* begin *
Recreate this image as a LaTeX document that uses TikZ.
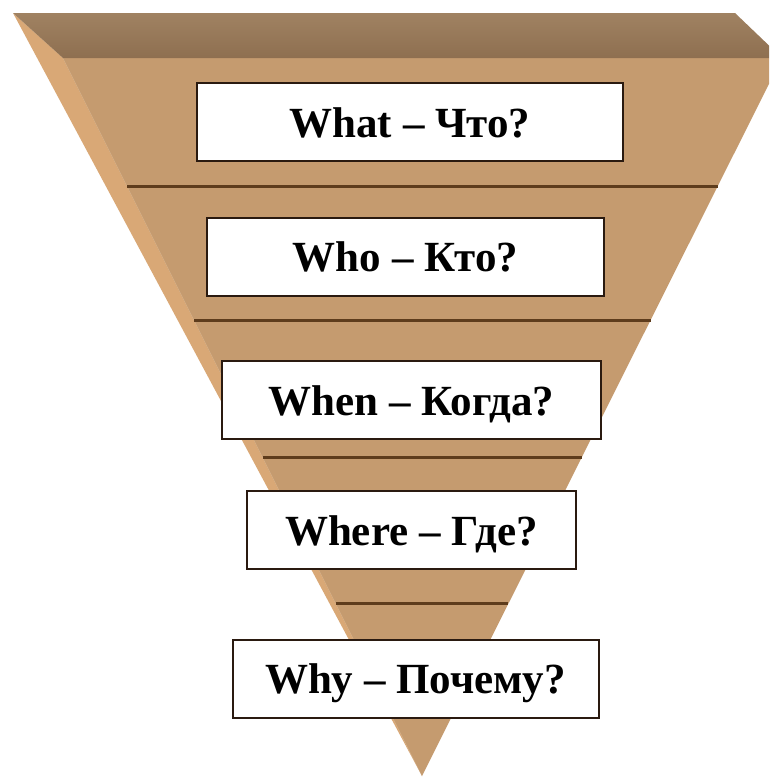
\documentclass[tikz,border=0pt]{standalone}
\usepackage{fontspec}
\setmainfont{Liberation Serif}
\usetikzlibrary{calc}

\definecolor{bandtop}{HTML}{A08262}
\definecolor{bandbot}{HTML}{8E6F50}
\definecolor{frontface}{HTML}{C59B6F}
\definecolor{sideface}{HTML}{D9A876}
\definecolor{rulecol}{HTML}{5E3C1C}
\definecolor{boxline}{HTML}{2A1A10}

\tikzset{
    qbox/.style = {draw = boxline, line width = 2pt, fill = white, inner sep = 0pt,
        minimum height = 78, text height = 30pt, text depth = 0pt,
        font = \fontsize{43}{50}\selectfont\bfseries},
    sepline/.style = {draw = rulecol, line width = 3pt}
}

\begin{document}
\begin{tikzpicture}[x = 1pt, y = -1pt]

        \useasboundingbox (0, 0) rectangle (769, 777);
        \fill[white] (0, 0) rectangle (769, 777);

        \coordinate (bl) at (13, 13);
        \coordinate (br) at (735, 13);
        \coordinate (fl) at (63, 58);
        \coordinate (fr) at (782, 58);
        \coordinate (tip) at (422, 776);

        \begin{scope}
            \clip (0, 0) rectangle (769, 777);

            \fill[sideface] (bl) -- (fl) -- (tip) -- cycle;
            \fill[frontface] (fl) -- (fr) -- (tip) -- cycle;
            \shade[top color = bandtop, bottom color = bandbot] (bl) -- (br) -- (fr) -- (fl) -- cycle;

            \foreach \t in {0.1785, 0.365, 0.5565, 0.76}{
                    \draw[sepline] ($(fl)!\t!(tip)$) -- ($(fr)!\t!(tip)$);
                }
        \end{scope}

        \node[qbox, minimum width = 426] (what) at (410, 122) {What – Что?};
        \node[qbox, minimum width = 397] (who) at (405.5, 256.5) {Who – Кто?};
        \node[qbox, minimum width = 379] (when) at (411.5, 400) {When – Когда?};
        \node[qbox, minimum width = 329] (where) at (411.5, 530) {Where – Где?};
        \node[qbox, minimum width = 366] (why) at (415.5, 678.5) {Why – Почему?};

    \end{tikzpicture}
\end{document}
* end *
Exercise objective:
Set down the material exactly, every line of it, except for the pictures.

Task solution:
Recreate this image as a LaTeX document that uses TikZ.
\documentclass[tikz,border=0pt]{standalone}
\usepackage{fontspec}
\setmainfont{Liberation Serif}
\usetikzlibrary{calc}

\definecolor{bandtop}{HTML}{A08262}
\definecolor{bandbot}{HTML}{8E6F50}
\definecolor{frontface}{HTML}{C59B6F}
\definecolor{sideface}{HTML}{D9A876}
\definecolor{rulecol}{HTML}{5E3C1C}
\definecolor{boxline}{HTML}{2A1A10}

\tikzset{
    qbox/.style = {draw = boxline, line width = 2pt, fill = white, inner sep = 0pt,
        minimum height = 78, text height = 30pt, text depth = 0pt,
        font = \fontsize{43}{50}\selectfont\bfseries},
    sepline/.style = {draw = rulecol, line width = 3pt}
}

\begin{document}
\begin{tikzpicture}[x = 1pt, y = -1pt]

        \useasboundingbox (0, 0) rectangle (769, 777);
        \fill[white] (0, 0) rectangle (769, 777);

        \coordinate (bl) at (13, 13);
        \coordinate (br) at (735, 13);
        \coordinate (fl) at (63, 58);
        \coordinate (fr) at (782, 58);
        \coordinate (tip) at (422, 776);

        \begin{scope}
            \clip (0, 0) rectangle (769, 777);

            \fill[sideface] (bl) -- (fl) -- (tip) -- cycle;
            \fill[frontface] (fl) -- (fr) -- (tip) -- cycle;
            \shade[top color = bandtop, bottom color = bandbot] (bl) -- (br) -- (fr) -- (fl) -- cycle;

            \foreach \t in {0.1785, 0.365, 0.5565, 0.76}{
                    \draw[sepline] ($(fl)!\t!(tip)$) -- ($(fr)!\t!(tip)$);
                }
        \end{scope}

        \node[qbox, minimum width = 426] (what) at (410, 122) {What – Что?};
        \node[qbox, minimum width = 397] (who) at (405.5, 256.5) {Who – Кто?};
        \node[qbox, minimum width = 379] (when) at (411.5, 400) {When – Когда?};
        \node[qbox, minimum width = 329] (where) at (411.5, 530) {Where – Где?};
        \node[qbox, minimum width = 366] (why) at (415.5, 678.5) {Why – Почему?};

    \end{tikzpicture}
\end{document}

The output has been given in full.